CamDavidsonPilon / lifelines

Survival analysis in Python
lifelines.readthedocs.org
MIT License
2.37k stars 560 forks source link

Failure function plotting #250

Closed bennoleslie closed 7 years ago

bennoleslie commented 8 years ago

I'd like to be able to plot the F(t) rather than S(t) as it is a more informative way at looking at the data in my use case.

It's not clear what the best way of doing this would be with the current API. I ended up modifying the

--- a/lifelines/fitters/kaplan_meier_fitter.py
+++ b/lifelines/fitters/kaplan_meier_fitter.py
@@ -20,7 +20,7 @@ class KaplanMeierFitter(UnivariateFitter):
     """

     def fit(self, durations, event_observed=None, timeline=None, entry=None, label='KM_estimate',
-            alpha=None, left_censorship=False, ci_labels=None):
+            alpha=None, left_censorship=False, ci_labels=None, survival=True):
         """
         Parameters:
           duration: an array, or pd.Series, of length n -- duration subject was observed for
@@ -63,8 +63,10 @@ class KaplanMeierFitter(UnivariateFitter):
                 raise StatError("""There are too few early truncation times and too many events.

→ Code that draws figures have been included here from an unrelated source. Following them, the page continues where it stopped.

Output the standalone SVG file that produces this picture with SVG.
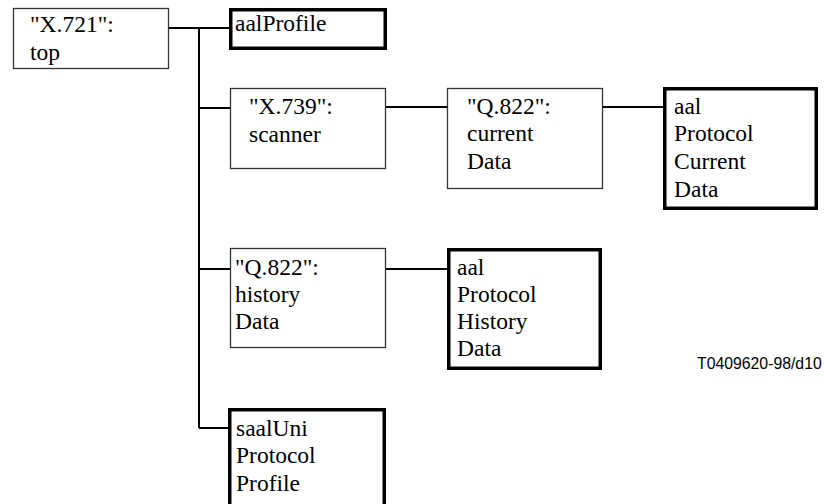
<svg xmlns="http://www.w3.org/2000/svg" width="824" height="504" viewBox="0 0 824 504">
<style>
.thin{fill:#fff;stroke:#333;stroke-width:1.3}
.thick{fill:#fff;stroke:#000;stroke-width:3.5}
.c{stroke:#000;stroke-width:2;fill:none}
.t{font-family:'Liberation Serif','Times New Roman',serif;font-size:23.5px;fill:#000}
.lbl{font-family:'Liberation Sans',Arial,sans-serif;font-size:15.8px;fill:#000}
</style>
<rect width="824" height="504" fill="#fff"/>
<g id="connectors">
<line class="c" x1="169" y1="28" x2="229" y2="28"/>
<line class="c" x1="199" y1="28" x2="199" y2="428"/>
<line class="c" x1="199" y1="108" x2="230" y2="108"/>
<line class="c" x1="386" y1="107" x2="447" y2="107"/>
<line class="c" x1="603" y1="107" x2="663" y2="107"/>
<line class="c" x1="199" y1="269" x2="230" y2="269"/>
<line class="c" x1="386" y1="269" x2="447" y2="269"/>
<line class="c" x1="199" y1="428" x2="229" y2="428"/>
</g>
<g id="top">
<rect class="thin" x="13.5" y="8.5" width="155" height="60"/>
<text class="t" x="30" y="32">"X.721":</text>
<text class="t" x="30" y="60">top</text>
</g>
<g id="aalProfile">
<rect class="thick" x="230.75" y="9.75" width="154.5" height="38.5"/>
<text class="t" x="235" y="31">aalProfile</text>
</g>
<g id="scanner">
<rect class="thin" x="230.5" y="88.5" width="155" height="80"/>
<text class="t" x="249" y="114">"X.739":</text>
<text class="t" x="249" y="142">scanner</text>
</g>
<g id="currentData">
<rect class="thin" x="447.5" y="88.5" width="155" height="100"/>
<text class="t" x="467" y="114">"Q.822":</text>
<text class="t" x="467" y="141">current</text>
<text class="t" x="467" y="169">Data</text>
</g>
<g id="aalProtocolCurrentData">
<rect class="thick" x="664.75" y="88.75" width="151.5" height="119.5"/>
<text class="t" x="674" y="114">aal</text>
<text class="t" x="674" y="141">Protocol</text>
<text class="t" x="674" y="169">Current</text>
<text class="t" x="674" y="197">Data</text>
</g>
<g id="historyData">
<rect class="thin" x="230.5" y="248.5" width="155" height="99"/>
<text class="t" x="235" y="275">"Q.822":</text>
<text class="t" x="235" y="302">history</text>
<text class="t" x="235" y="329">Data</text>
</g>
<g id="aalProtocolHistoryData">
<rect class="thick" x="448.75" y="249.75" width="151.5" height="118.5"/>
<text class="t" x="457" y="275">aal</text>
<text class="t" x="457" y="302">Protocol</text>
<text class="t" x="457" y="329">History</text>
<text class="t" x="457" y="356">Data</text>
</g>
<g id="saalUniProtocolProfile">
<rect class="thick" x="229.75" y="409.75" width="154.5" height="100"/>
<text class="t" x="236" y="436">saalUni</text>
<text class="t" x="236" y="463">Protocol</text>
<text class="t" x="236" y="491">Profile</text>
</g>
<text class="lbl" x="697" y="369">T0409620-98/d10</text>
</svg>
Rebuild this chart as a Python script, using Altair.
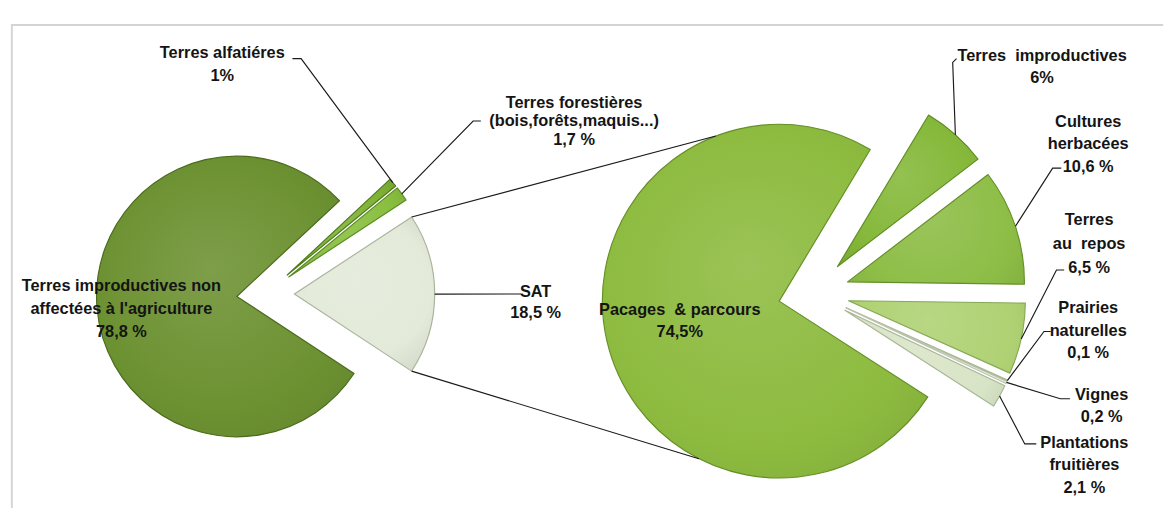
import math
import altair as alt
import pandas as pd

# ---------------- data ----------------
left_names = ["Terres alfatiéres", "Terres forestières", "SAT",
              "Terres improductives non affectées à l'agriculture"]
left_values = [1.0, 1.7, 18.5, 78.8]
left_lines = [["Terres alfatiéres", "1%"],
              ["Terres forestières", "(bois,forêts,maquis...)", "1,7 %"],
              ["SAT", "18,5 %"],
              ["Terres improductives non", "affectées à l'agriculture", "78,8 %"]]

right_names = ["Terres improductives", "Cultures herbacées", "Terres au repos",
               "Prairies naturelles", "Vignes", "Plantations fruitières",
               "Pacages & parcours"]
right_values = [6.0, 10.6, 6.5, 0.1, 0.2, 2.1, 74.5]
right_lines = [["Terres\u00a0 improductives", "6%"],
               ["Cultures", "herbacées", "10,6 %"],
               ["Terres", "au\u00a0 repos", "6,5 %"],
               ["Prairies", "naturelles", "0,1 %"],
               ["Vignes", "0,2 %"],
               ["Plantations", "fruitières", "2,1 %"],
               ["Pacages\u00a0 & parcours", "74,5%"]]

# ---------------- styles / layout ----------------
left_fill = ["#7DB234", "#88BE3E", "#E3EAD9", "#6C9131"]
left_stroke = ["#4F7A1C", "#5A8A22", "#A9B39C", "#4A6A1C"]
right_fill = ["#85B83A", "#8DBD46", "#AFD173", "#CFE2B4", "#EEF3E6", "#D8E4C6", "#8DBB3F"]
right_stroke = ["#5E8C22", "#648F2A", "#86A955", "#A6B98F", "#B9C2AD", "#A9B596", "#658F26"]

OFF = 8  # page margin
LEFT = dict(cx=274 - OFF, cy=295 - OFF, r=146, explode=30, start=47.0)
RIGHT = dict(cx=844.5 - OFF, cy=294 - OFF, r=184, explode=37, start=31.0)

left_anchor = [(229, 44, 24), (595, 96, 19.5), (555, 293, 22), (124, 287, 24)]
right_anchor = [(1082, 48, 22), (1130, 116, 23.5), (1131, 218, 25),
                (1130, 310, 23.5), (1144, 400, 23), (1126, 450, 23.5), (705, 312, 23)]

left_leader = [[(311, 50), (302, 50)], [(490, 115), (498, 115)], [(540, 295)], None]
right_leader = [[(989, 54), (993, 50)], [(1093, 164), (1102, 164)],
                [(1097, 270), (1105, 270)], [(1084, 334), (1091, 334)],
                [(1101, 404), (1111, 404)], [(1064, 451), (1076, 451)], None]

conn_angles = (339.0, 207.0)


def shade(hex_color, f):
    h = hex_color.lstrip("#")
    rgb = [int(h[i:i + 2], 16) for i in (0, 2, 4)]
    if f >= 0:
        rgb = [round(c + (255 - c) * f) for c in rgb]
    else:
        rgb = [round(c * (1 + f)) for c in rgb]
    return "#" + "".join(f"{c:02X}" for c in rgb)


def slices(values, fill, stroke, geo, pie):
    rows = []
    a = geo["start"]
    for i, v in enumerate(values):
        span = v * 3.6
        a0, a1 = a, a + span
        mid = math.radians((a0 + a1) / 2)
        vx = geo["cx"] + geo["explode"] * math.sin(mid)
        vy = geo["cy"] - geo["explode"] * math.cos(mid)
        rows.append(dict(key=f"{pie}{i}", pie=pie, i=i, t0=math.radians(a0), t1=math.radians(a1),
                         a0=a0, a1=a1, mid=mid, vx=vx, vy=vy,
                         fill=fill[i], stroke=stroke[i]))
        a = a1
    return pd.DataFrame(rows)


L = slices(left_values, left_fill, left_stroke, LEFT, "L")
R = slices(right_values, right_fill, right_stroke, RIGHT, "R")


def arc_point(row, r, ang_deg=None):
    ang = row["mid"] if ang_deg is None else math.radians(ang_deg)
    return row["vx"] + r * math.sin(ang), row["vy"] - r * math.cos(ang)


text_rows = []
for lines, anc in [(left_lines, left_anchor), (right_lines, right_anchor)]:
    for lst, (x, y, lh) in zip(lines, anc):
        for k, t in enumerate(lst):
            text_rows.append(dict(x=x - OFF, y=y - OFF + k * lh, t=t))
texts = pd.DataFrame(text_rows)

lead_rows = []
lid = 0
for df, leaders, geo in [(L, left_leader, LEFT), (R, right_leader, RIGHT)]:
    for i, bends in enumerate(leaders):
        if not bends:
            continue
        px, py = arc_point(df.iloc[i], geo["r"])
        pts = [(px, py)] + [(bx - OFF, by - OFF) for bx, by in bends]
        for k, (x, y) in enumerate(pts):
            lead_rows.append(dict(id=lid, k=k, x=x, y=y))
        lid += 1

sat = L.iloc[2]
pac = R.iloc[6]
for ang_sat, ang_pac in [(sat["a0"], conn_angles[0]), (sat["a1"], conn_angles[1])]:
    p1 = arc_point(sat, LEFT["r"], ang_sat)
    p2 = arc_point(pac, RIGHT["r"], ang_pac)
    for k, (x, y) in enumerate([p1, p2]):
        lead_rows.append(dict(id=lid, k=k, x=x, y=y))
    lid += 1
leads = pd.DataFrame(lead_rows)

frame = pd.DataFrame([dict(id=0, k=0, x=10 - OFF, y=520), dict(id=0, k=1, x=10 - OFF, y=15 - OFF),
                      dict(id=0, k=2, x=1200, y=15 - OFF)])

X = lambda f: alt.X(f, type="quantitative", scale=None, axis=None)
Y = lambda f: alt.Y(f, type="quantitative", scale=None, axis=None)


def slice_layers(df, r):
    layers = []
    for _, row in df.iterrows():
        base = row["fill"]
        grad = alt.Gradient(
            gradient="radial", x1=0.45, y1=0.4, r1=0.0, x2=0.5, y2=0.5, r2=0.75,
            stops=[alt.GradientStop(color=shade(base, 0.12), offset=0.0),
                   alt.GradientStop(color=base, offset=0.6),
                   alt.GradientStop(color=shade(base, -0.12), offset=1.0)])
        layers.append(
            alt.Chart(df).transform_filter(alt.datum.key == row["key"]).mark_arc(
                outerRadius=r, strokeWidth=1.2, strokeJoin="round", color=grad,
                stroke=row["stroke"]
            ).encode(
                x=X("vx"), y=Y("vy"),
                theta=alt.Theta("t0:Q", scale=None), theta2="t1:Q",
            )
        )
    return layers


frame_layer = alt.Chart(frame).mark_line(color="#D4D4D4", strokeWidth=2).encode(
    x=X("x"), y=Y("y"), detail="id:N", order="k:Q")

lead_layer = alt.Chart(leads).mark_line(color="#1A1A1A", strokeWidth=1.2).encode(
    x=X("x"), y=Y("y"), detail="id:N", order="k:Q")

text_layer = alt.Chart(texts).mark_text(
    font="Liberation Sans, Arial", fontSize=17,
    fontWeight="bold", color="#141414", align="center", baseline="middle"
).encode(x=X("x"), y=Y("y"), text="t:N")

chart = alt.layer(
    frame_layer,
    *slice_layers(L, LEFT["r"]),
    *slice_layers(R, RIGHT["r"]),
    lead_layer,
    text_layer,
).properties(width=1167, height=500, padding=0).configure_view(stroke=None)

chart.save("out.html", embed_options={"renderer": "svg", "actions": False})
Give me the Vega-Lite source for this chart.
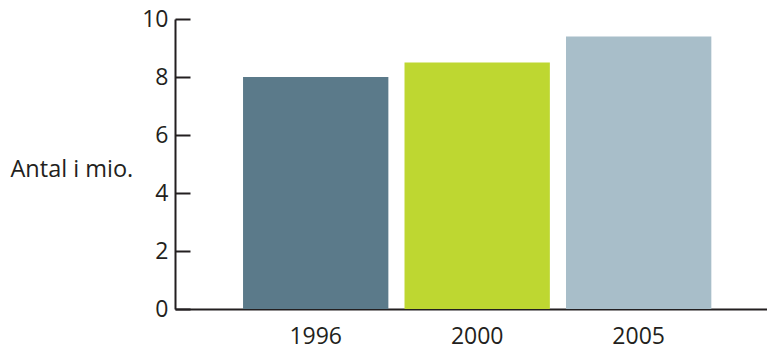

S(t)==0 for all t>%.1f. Recommend BreslowFlemingHarringtonFitter.""" % ix)

         # estimation
-        setattr(self, estimate_name, pd.DataFrame(np.exp(log_survival_function), columns=[self._label]))
-        self.__estimate = getattr(self, estimate_name)
+        self.__estimate = pd.DataFrame(np.exp(log_survival_function), columns=[self._label])
+        if not survival:
+            self.__estimate = 1 - self.__estimate
+        setattr(self, estimate_name, self.__estimate)
         self.confidence_interval_ = self._bounds(cumulative_sq_[:, None], alpha, ci_labels)
         self.median_ = median_survival_times(self.__estimate)

Is there a more straight forward way of achieving this?

CamDavidsonPilon commented 8 years ago

The most basic way is to not modify anything and do:

kmf.fit(T, E)
(1-kmf.survival_function_).plot()

If you wanted to use the internal lifelines plotting library, then I'm afraid it's a bit more complicated.

bennoleslie commented 8 years ago

That is neat, I hadn't realised that this object was directly plot-able like that.

Unfortunately though I'm now quite attached to all the niceties of the lifelines plotting library, so I'm not sure I can see a good alternative that wouldn't.

The next best that I came up with is this:

        class Failure:
            def __init__(self, kmf):
                self.failure_function_ = 1 - kmf.survival_function_
                self.confidence_interval_ = 1 - kmf.confidence_interval_
                self.plot = plotting.plot_estimate(self, 'failure_function_')

        Failure(kmf).plot()

Which seems like it works, but I'm not 100% sure about the 1 - kmf.confidence_interval_ part.

Is there any interest in having the KaplanMeierFitter class directly fit the failure function rather than the survival function, or is that simply not a useful thing in general?

CamDavidsonPilon commented 7 years ago

I think it's a small jump for the user to create this. However adding it to KaplanMeierFitter would complicate the API further, so I am voting to close this. Thanks for the issue however!